Now we have gone a step further. Communities are willing to own up a deadly man and his deadly deeds. We cannot serenade a gangster. He was no Robin Hood. 

This celebration at Nagaur of a gangster should be a warning shot. Something terribly wrong is brewing in the kingdom of achhe din. 


Increasingly, it is becoming clear that national security is an animal that cannot be easily tamed, even if the ringmaster claims to have certain physical measurements. There can be no joy as the nation stumbles upon this prosaic reality. National security is a complicated business, not much can be accomplished in this by braggadocios. 

The importance of Vappala Balachandran's book, Keeping India Safe — The Dilemma of Internal Security, is that it drives home the point that infirmities in our national security apparatus have long been in the making and it would take a long time to fix this leaking ship, and that partisanship or ultra-nationalistic rhetoric would not do the trick. The fault-lines that we choose to incur today will come to haunt us years later.

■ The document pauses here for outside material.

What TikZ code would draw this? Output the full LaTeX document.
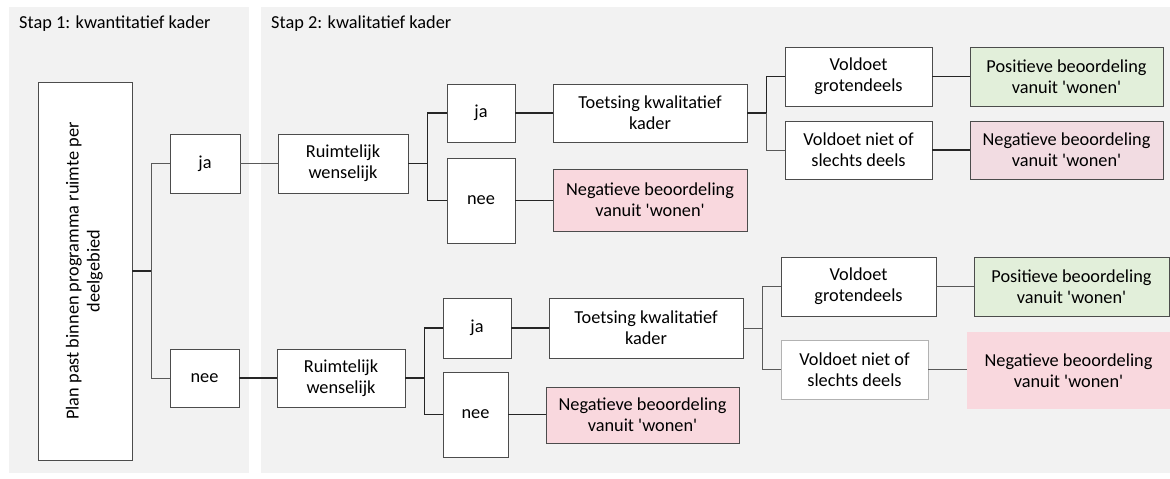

In the introduction itself, Balachandran lets us know the lie of the land: “It is commonly understood that the Babri Masjid demolition and the 2002 Gujarat riots after the Godhra train burning were directly responsible for increasing jihadi terrorism in India, the casualties of which form a major portion of the total terrorism-related deaths in our country, estimated to be 65, 712 since 1994.” No one in the ruling establishment wants to be reminded of this unvarnished fact; and, if anyone dares raise this factor, he is shouted down as a “Muslim-appeaser.”

Balachandran’s central argument is that we shall continue to fall short in our internal security preparedness as long as police and law and order remained a ‘state subjec.’ When the framers of the Constitution were at work, they had to produce a kind of political consensus behind a very, very fragile unity that had been grafted upon reluctant principalities. The local-level leaders were unwilling to hand over the police — the key instrument of control and coercion — to the Centre. The regional politician’s calculus remains unchanged. Almost in state after state, every chief minister prefers to keep the ‘home’ portfolio with him.

And now, we have so much bad blood among the politicians that no state will willingly entrust control over police to the ruling party at the Centre. That means, as Balachandran argues, we shall invariably fail to achieve the requisite convergence and synergy while our enemies would have no inhibitions. 

There is an engaging chapter on the “26/11” attack and why we failed to prevent the attack, despite reasonably actionable intelligence. Even more educative is how the system closed ranks to ensure that “failures” remained buried — and, unattended. 

A useful book to have on the shelf. 

This has been a grim week. Bad news on the China front, bad news from Kashmir. I shall happily offer a cup of coffee to anyone with cheerful news. Join me.